The American-made HAWK surface-to-air missile system is more than 60 years old. But if reports are true, it’s about to become Ukraine’s main SAM. The backbone of the country’s air-defense network.
It’s not a terrible outcome for Kyiv. The 1960s-vintage Raytheon MIM-23 Homing All-the-Way Killer is simple, reliable, highly-mobile, easy to upgrade and works just fine against slower drones, cruise missiles and manned aircraft.
As a bonus, the HAWK could be compatible with another, more modern SAM system that Ukraine uses: the U.S.-Norwegian National Advanced Surface-to-Air Missile System, or NASAMS.
The news broke on Friday that U.S. officials were negotiating with their counterparts in Taiwan to buy back from Taipei the dozen or so HAWK batteries—with around a hundred launchers—that Taiwanese forces began retiring back in 2015 and replacing with locally-designed SAMs.
Reportedly, the plan is for the United States to donate to Ukraine the hundred or so HAWK launchers plus missiles and associated equipment, including radars.

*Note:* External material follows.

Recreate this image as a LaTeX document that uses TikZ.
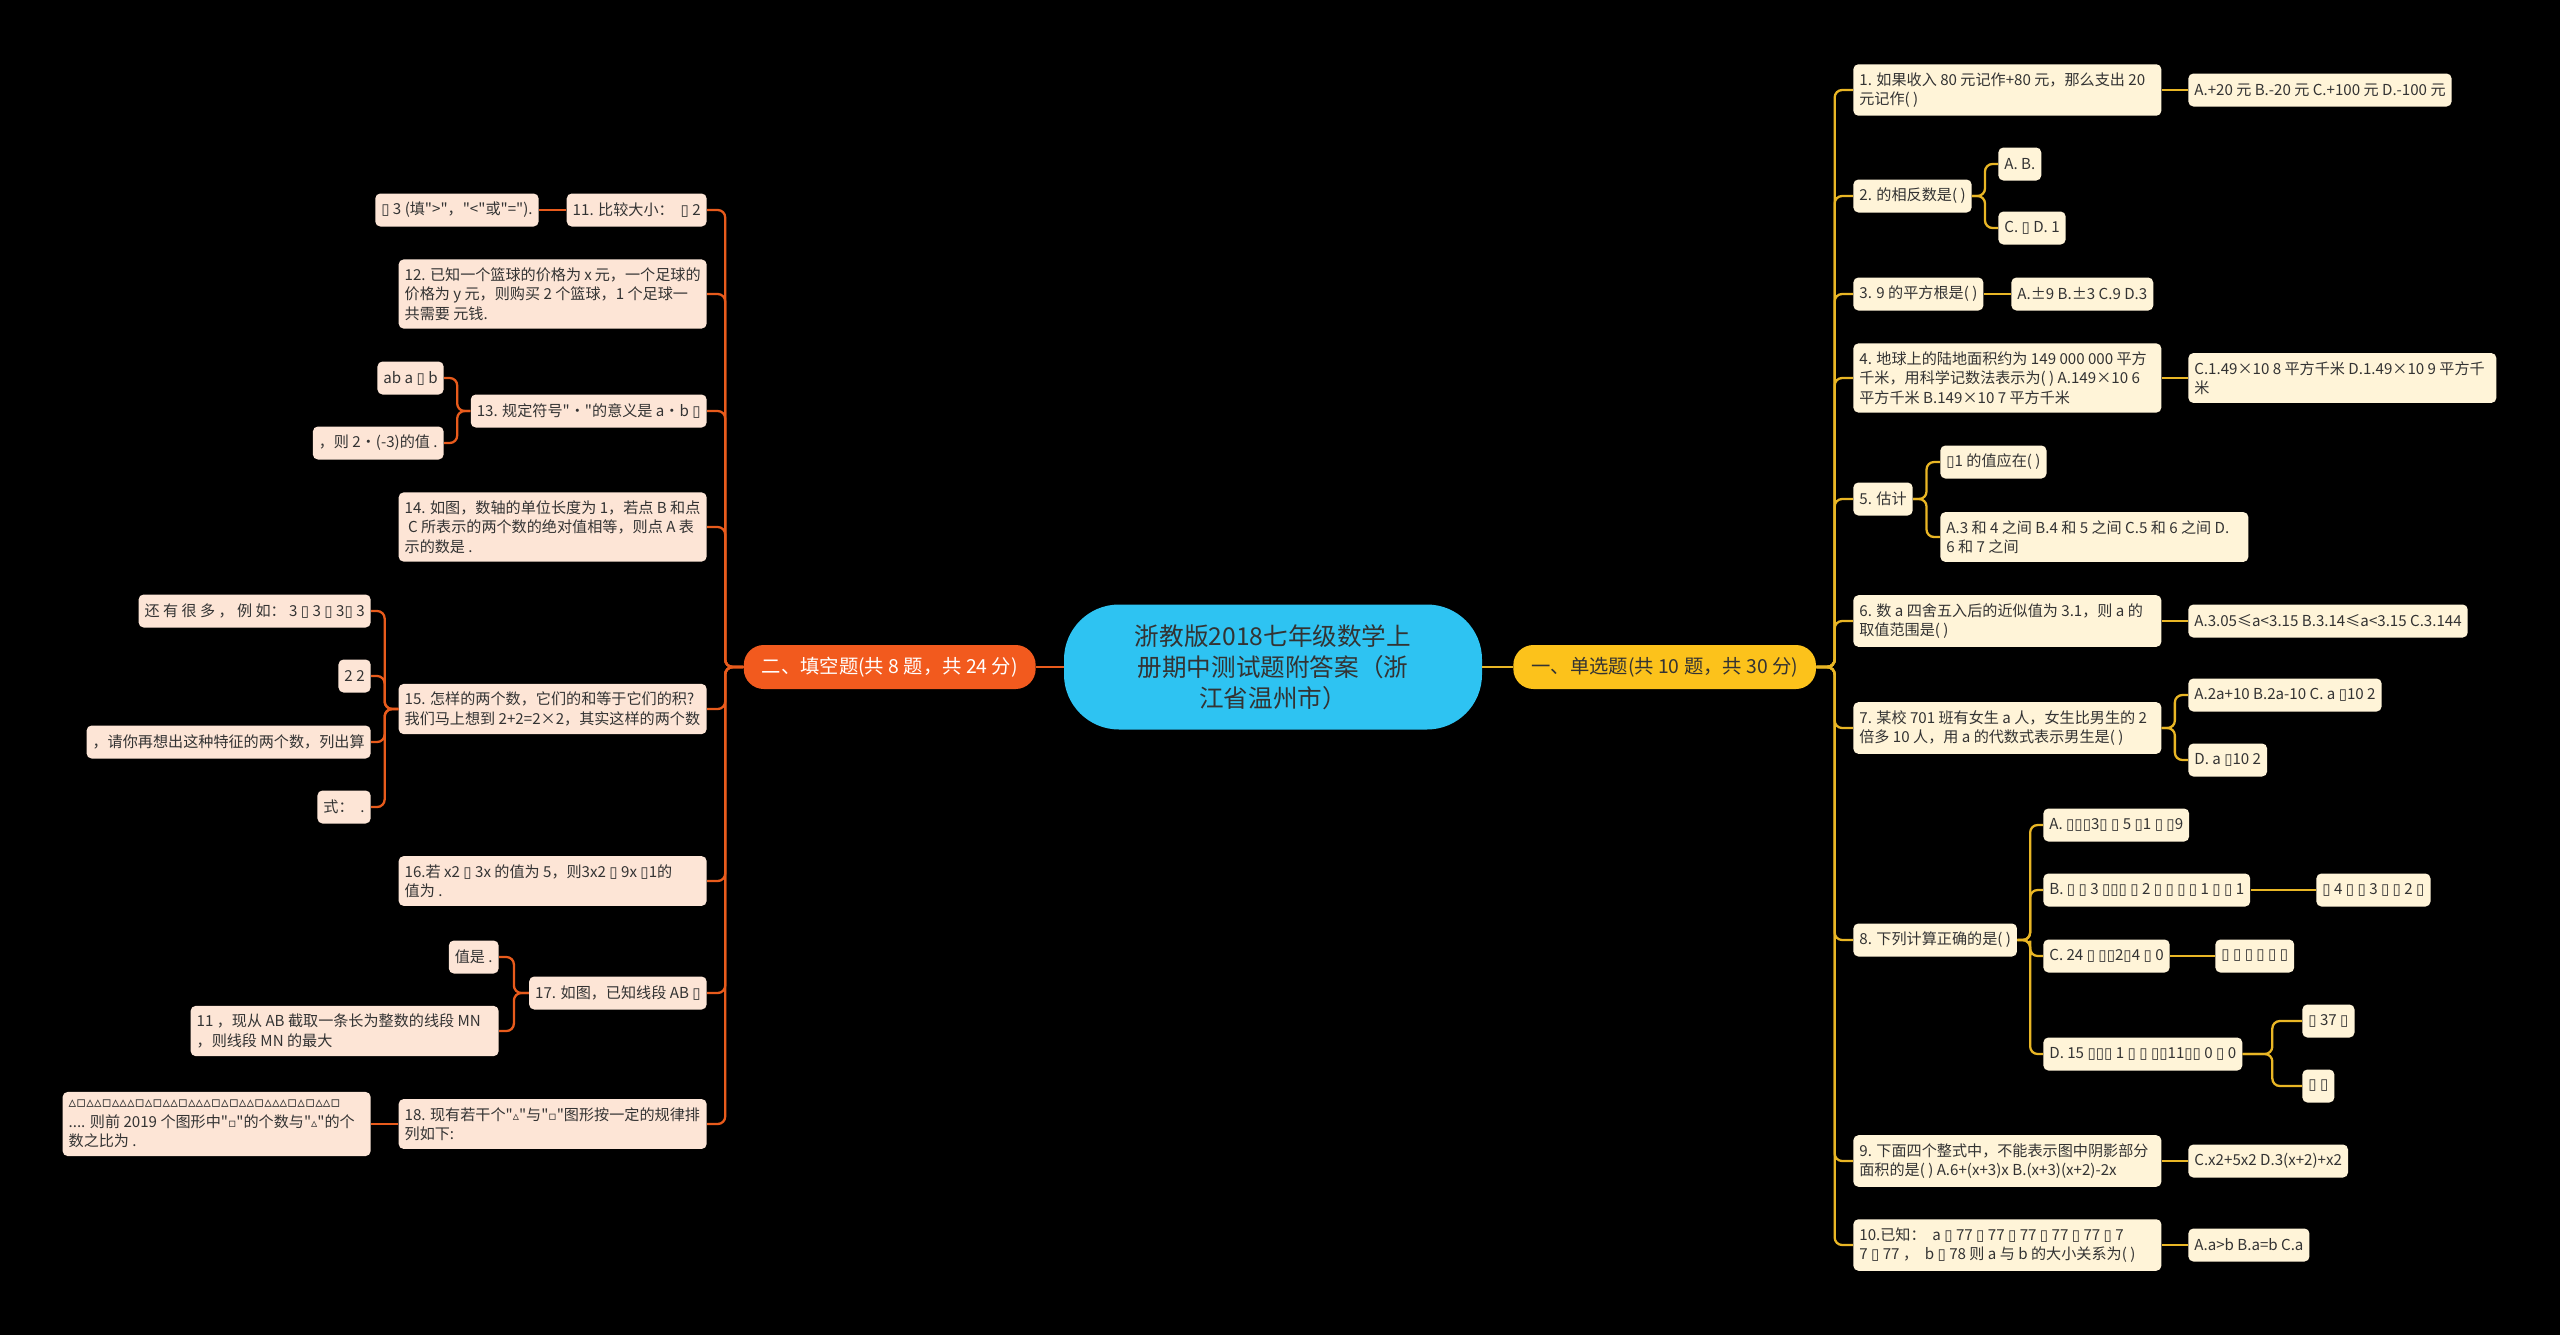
\documentclass[tikz,border=0pt]{standalone}
\usepackage{fontspec}
\setmainfont{Noto Sans CJK SC}[Ligatures=TeXOff]
\newfontfamily\shapefont{DejaVu Sans}[Ligatures=TeXOff]
\usepackage{tikz}
\usetikzlibrary{calc}

\definecolor{rootblue}{HTML}{2EC3F2}
\definecolor{secorange}{HTML}{F25A1E}
\definecolor{secyellow}{HTML}{FCC21B}
\definecolor{leafpeach}{HTML}{FDE5D6}
\definecolor{leafcream}{HTML}{FFF4D8}
\definecolor{lineorange}{HTML}{E85B1C}
\definecolor{lineyellow}{HTML}{E9B625}
\definecolor{inktext}{HTML}{333333}

\newcommand\tofu{{\shapefont\char"25AF}}
\newcommand\shp[1]{{\shapefont\fontsize{7}{8}\selectfont #1}}
\newcommand\shprow[1]{{\shapefont\fontsize{8.6}{10}\selectfont #1}}

\begin{document}
\begin{tikzpicture}[x=0.2mm,y=-0.2mm,
	every node/.style={text=inktext},
	root/.style={rounded corners=11mm,fill=rootblue,minimum width=83.6mm,minimum height=25mm,align=center,font=\fontsize{14}{17.6}\selectfont},
	sec/.style={rounded corners=4mm,minimum height=8.8mm,inner xsep=3.6mm,font=\fontsize{11}{13}\selectfont},
	leaf/.style={rounded corners=1mm,minimum height=6.6mm,inner xsep=1.2mm,inner ysep=1.65mm,align=flush left,font=\fontsize{8.6}{11}\selectfont},
	leafL/.style={leaf,fill=leafpeach,anchor=east},
	leafR/.style={leaf,fill=leafcream,anchor=west},
	wide/.style={text width=59.2mm},
	linkO/.style={draw=lineorange,line width=1.3pt,rounded corners=1.5mm},
	linkY/.style={draw=lineyellow,line width=1.3pt,rounded corners=1.5mm},
	elbow/.style={to path={-| ($(\tikztostart)!.5!(\tikztotarget)$) |- (\tikztotarget)}}
	]
  \fill[black] (0,0) rectangle (2560,1335);

  \node[root] (root) at (1273,667) {浙教版2018七年级数学上\\册期中测试题附答案（浙\\江省温州市）};
  \node[sec,fill=secyellow,anchor=west] (sec1) at (1513,667) {一、单选题(共 10 题，共 30 分)};
  \node[sec,fill=secorange,text=white,anchor=east] (sec2) at (1036,667) {二、填空题(共 8 题，共 24 分)};

  \node[leafR,wide] (q1) at (1853,90) {1. 如果收入 80 元记作+80 元，那么支出 20\\元记作( )};
  \node[leafR] (a1) at (2188,90) {A.+20 元 B.-20 元 C.+100 元 D.-100 元};
  \node[leafR] (q2) at (1853,196) {2. 的相反数是( )};
  \node[leafR] (q2a) at (1998,164) {A. B.};
  \node[leafR] (q2b) at (1998,228) {C. \tofu{} D. 1};
  \node[leafR] (q3) at (1853,294) {3. 9 的平方根是( )};
  \node[leafR] (a3) at (2011,294) {A.±9 B.±3 C.9 D.3};
  \node[leafR,wide] (q4) at (1853,378) {4. 地球上的陆地面积约为 149 000 000 平方\\千米，用科学记数法表示为( ) A.149×10 6\\平方千米 B.149×10 7 平方千米};
  \node[leafR,wide] (a4) at (2188,378) {C.1.49×10 8 平方千米 D.1.49×10 9 平方千\\米};
  \node[leafR] (q5) at (1853,499) {5. 估计};
  \node[leafR] (q5a) at (1940,462) {\tofu1 的值应在( )};
  \node[leafR,wide] (q5b) at (1940,537) {A.3 和 4 之间 B.4 和 5 之间 C.5 和 6 之间 D.\\6 和 7 之间};
  \node[leafR,wide] (q6) at (1853,621) {6. 数 a 四舍五入后的近似值为 3.1，则 a 的\\取值范围是( )};
  \node[leafR] (a6) at (2188,621) {A.3.05≤a<3.15 B.3.14≤a<3.15 C.3.144};
  \node[leafR,wide] (q7) at (1853,728) {7. 某校 701 班有女生 a 人，女生比男生的 2\\倍多 10 人，用 a 的代数式表示男生是( )};
  \node[leafR] (q7a) at (2188,695) {A.2a+10 B.2a-10 C. a \tofu10 2};
  \node[leafR] (q7b) at (2188,760) {D. a \tofu10 2};
  \node[leafR] (q8) at (1853,940) {8. 下列计算正确的是( )};
  \node[leafR] (q8a) at (2043,825) {A. \tofu\tofu\tofu3\tofu{} \tofu{} 5 \tofu1 \tofu{} \tofu9};
  \node[leafR] (q8b) at (2043,890) {B. \tofu{} \tofu{} 3 \tofu\tofu\tofu{} \tofu{} 2 \tofu{} \tofu{} \tofu{} \tofu{} 1 \tofu{} \tofu{} 1};
  \node[leafR] (q8bx) at (2316,890) {\tofu{} 4 \tofu{} \tofu{} 3 \tofu{} \tofu{} 2 \tofu};
  \node[leafR] (q8c) at (2043,956) {C. 24 \tofu{} \tofu\tofu2\tofu4 \tofu{} 0};
  \node[leafR] (q8cx) at (2215,956) {\tofu{} \tofu{} \tofu{} \tofu{} \tofu{} \tofu};
  \node[leafR] (q8d) at (2043,1054) {D. 15 \tofu\tofu\tofu{} 1 \tofu{} \tofu{} \tofu\tofu11\tofu\tofu{} 0 \tofu{} 0};
  \node[leafR] (q8d1) at (2302,1021) {\tofu{} 37 \tofu};
  \node[leafR] (q8d2) at (2302,1086) {\tofu{} \tofu};
  \node[leafR,wide] (q9) at (1853,1161) {9. 下面四个整式中，不能表示图中阴影部分\\面积的是( ) A.6+(x+3)x B.(x+3)(x+2)-2x};
  \node[leafR] (a9) at (2188,1161) {C.x2+5x2 D.3(x+2)+x2};
  \node[leafR,wide] (q10) at (1853,1245) {10.已知：\ \ a \tofu{} 77 \tofu{} 77 \tofu{} 77 \tofu{} 77 \tofu{} 77 \tofu{} 7\\7 \tofu{} 77 ，\ \ b \tofu{} 78 则 a 与 b 的大小关系为( )};
  \node[leafR] (a10) at (2188,1245) {A.a>b B.a=b C.a};

  \node[leafL] (q11) at (707,210) {11. 比较大小：\ \ \tofu{} 2};
  \node[leafL] (q11a) at (539,210) {\tofu{} 3 (填">"，"<"或"=").};
  \node[leafL,wide] (q12) at (707,294) {12. 已知一个篮球的价格为 x 元，一个足球的\\价格为 y 元，则购买 2 个篮球，1 个足球一\\共需要 元钱.};
  \node[leafL] (q13) at (707,411) {13. 规定符号"・"的意义是 a・b \tofu};
  \node[leafL] (q13a) at (444,378) {ab a \tofu{} b};
  \node[leafL] (q13b) at (444,443) {，则 2・(-3)的值 .};
  \node[leafL,wide] (q14) at (707,527) {14. 如图，数轴的单位长度为 1，若点 B 和点\\\ C 所表示的两个数的绝对值相等，则点 A 表\\示的数是 .};
  \node[leafL,wide] (q15) at (707,709) {15. 怎样的两个数，它们的和等于它们的积?\\我们马上想到 2+2=2×2，其实这样的两个数};
  \node[leafL] (q15a) at (371,611) {还 有 很 多 ， 例 如： 3 \tofu{} 3 \tofu{} 3\tofu{} 3};
  \node[leafL] (q15b) at (371,676) {2 2};
  \node[leafL] (q15c) at (371,742) {，请你再想出这种特征的两个数，列出算};
  \node[leafL] (q15d) at (371,807) {式：\ \ .};
  \node[leafL,wide] (q16) at (707,881) {16.若 x2 \tofu{} 3x 的值为 5，则3x2 \tofu{} 9x \tofu1的\\值为 .};
  \node[leafL] (q17) at (707,993) {17. 如图，已知线段 AB \tofu};
  \node[leafL] (q17a) at (499,957) {值是 .};
  \node[leafL,wide] (q17b) at (499,1031) {11 ，现从 AB 截取一条长为整数的线段 MN\\，则线段 MN 的最大};
  \node[leafL,wide] (q18) at (707,1124) {18. 现有若干个"\shp{▵}"与"\shp{▫}"图形按一定的规律排\\列如下:};
  \node[leafL,wide] (q18a) at (371,1124) {\shprow{▵▫▵▵▫▵▵▵▫▵▫▵▵▫▵▵▵▫▵▫▵▵▫▵▵▵▫▵▫▵▵▫}\\.... 则前 2019 个图形中"\shp{▫}"的个数与"\shp{▵}"的个\\数之比为 .};

  \draw[linkY] (root) -- (sec1);
  \draw[linkO] (root) -- (sec2);

  \draw[linkY] (sec1.east) to[elbow] (q1.west);
  \draw[linkY] (sec1.east) to[elbow] (q2.west);
  \draw[linkY] (sec1.east) to[elbow] (q3.west);
  \draw[linkY] (sec1.east) to[elbow] (q4.west);
  \draw[linkY] (sec1.east) to[elbow] (q5.west);
  \draw[linkY] (sec1.east) to[elbow] (q6.west);
  \draw[linkY] (sec1.east) to[elbow] (q7.west);
  \draw[linkY] (sec1.east) to[elbow] (q8.west);
  \draw[linkY] (sec1.east) to[elbow] (q9.west);
  \draw[linkY] (sec1.east) to[elbow] (q10.west);
  \draw[linkY] (q1) -- (a1);
  \draw[linkY] (q2.east) to[elbow] (q2a.west);
  \draw[linkY] (q2.east) to[elbow] (q2b.west);
  \draw[linkY] (q3) -- (a3);
  \draw[linkY] (q4) -- (a4);
  \draw[linkY] (q5.east) to[elbow] (q5a.west);
  \draw[linkY] (q5.east) to[elbow] (q5b.west);
  \draw[linkY] (q6) -- (a6);
  \draw[linkY] (q7.east) to[elbow] (q7a.west);
  \draw[linkY] (q7.east) to[elbow] (q7b.west);
  \draw[linkY] (q8.east) to[elbow] (q8a.west);
  \draw[linkY] (q8.east) to[elbow] (q8b.west);
  \draw[linkY] (q8.east) to[elbow] (q8c.west);
  \draw[linkY] (q8.east) to[elbow] (q8d.west);
  \draw[linkY] (q8b) -- (q8bx);
  \draw[linkY] (q8c) -- (q8cx);
  \draw[linkY] (q8d.east) to[elbow] (q8d1.west);
  \draw[linkY] (q8d.east) to[elbow] (q8d2.west);
  \draw[linkY] (q9) -- (a9);
  \draw[linkY] (q10) -- (a10);

  \draw[linkO] (sec2.west) to[elbow] (q11.east);
  \draw[linkO] (sec2.west) to[elbow] (q12.east);
  \draw[linkO] (sec2.west) to[elbow] (q13.east);
  \draw[linkO] (sec2.west) to[elbow] (q14.east);
  \draw[linkO] (sec2.west) to[elbow] (q15.east);
  \draw[linkO] (sec2.west) to[elbow] (q16.east);
  \draw[linkO] (sec2.west) to[elbow] (q17.east);
  \draw[linkO] (sec2.west) to[elbow] (q18.east);
  \draw[linkO] (q11) -- (q11a);
  \draw[linkO] (q13.west) to[elbow] (q13a.east);
  \draw[linkO] (q13.west) to[elbow] (q13b.east);
  \draw[linkO] (q15.west) to[elbow] (q15a.east);
  \draw[linkO] (q15.west) to[elbow] (q15b.east);
  \draw[linkO] (q15.west) to[elbow] (q15c.east);
  \draw[linkO] (q15.west) to[elbow] (q15d.east);
  \draw[linkO] (q17.west) to[elbow] (q17a.east);
  \draw[linkO] (q17.west) to[elbow] (q17b.east);
  \draw[linkO] (q18) -- (q18a);
\end{tikzpicture}
\end{document}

The ex-Taiwanese launchers would complement the single large HAWK battery—six or more launchers plus a radar—that the United States and Spain already have pledged to the Ukrainian war effort.
A big consignment of HAWKs would help Kyiv to resolve a looming crisis: the imminent depletion of missile stocks for its ex-Soviet S-300 and Buk SAMs. Around 50 batteries of S-300s and Buks—in all, several hundred launchers—represented the main Ukrainian air-defenses on Feb. 24, 2022, the day Russia widened its war on Ukraine.
In 17 months of hard fighting, the Ukrainians have lost around 60 S-300 launchers and 15 or so Buk launchers to Russian missiles and artillery. But launcher-attrition isn’t the biggest threat to Ukraine’s air-defense system. The real crisis is that the Ukrainian air force fires dozens of missiles every day in order to hold at bay Russian warplanes, drones and ballistic and cruise missiles.
Ukrainian industry doesn’t produce missiles for the S-300 and Buk batteries. And there aren’t a lot of these missiles in the inventories of Kyiv’s foreign allies. It’s for that reason that NATO countries have pledged to Ukraine all the SAM systems they can spare: IRIS-Ts, Crotales, NASAMS, Patriots and others—nearly 20 batteries, in all.
Besides being more reliable, farther-firing, more accurate and more resistant to jamming than equivalent Soviet systems are, these Western air-defenses are sustainable. Kyiv can tap a steady supply of replacement missiles from factories and stockpiles in friendly countries.
Earlier SAM pledges have displaced around 20 of Ukraine’s 50 pre-war Soviet-vintage batteries. The challenge now is for Ukraine to replace the other 30. An American-brokered donation of a dozen or more ex-Taiwanese HAWK batteries would go a long way toward solving this problem.
The HAWK is a medium-range SAM. Each 17-foot missile, fired by a launcher with three rounds, ranges around 30 miles. The missile homes in on energy from a ground-based radar reflecting from the airborne target. The dozen or so countries still deploying the HAWK value it for its simplicity, compactness—a single heavylift helicopter can haul a launcher—and upgradability.
Indeed, Norwegian firm Kongsberg—builder of the NASAMS—has developed a new digital command post for HAWK batteries that borrows its main components from NASAMS. That raises the possibility that the Ukrainian air force might, with some effort, be able to combine its NASAMS and HAWK batteries into a single force using the same radars and command posts.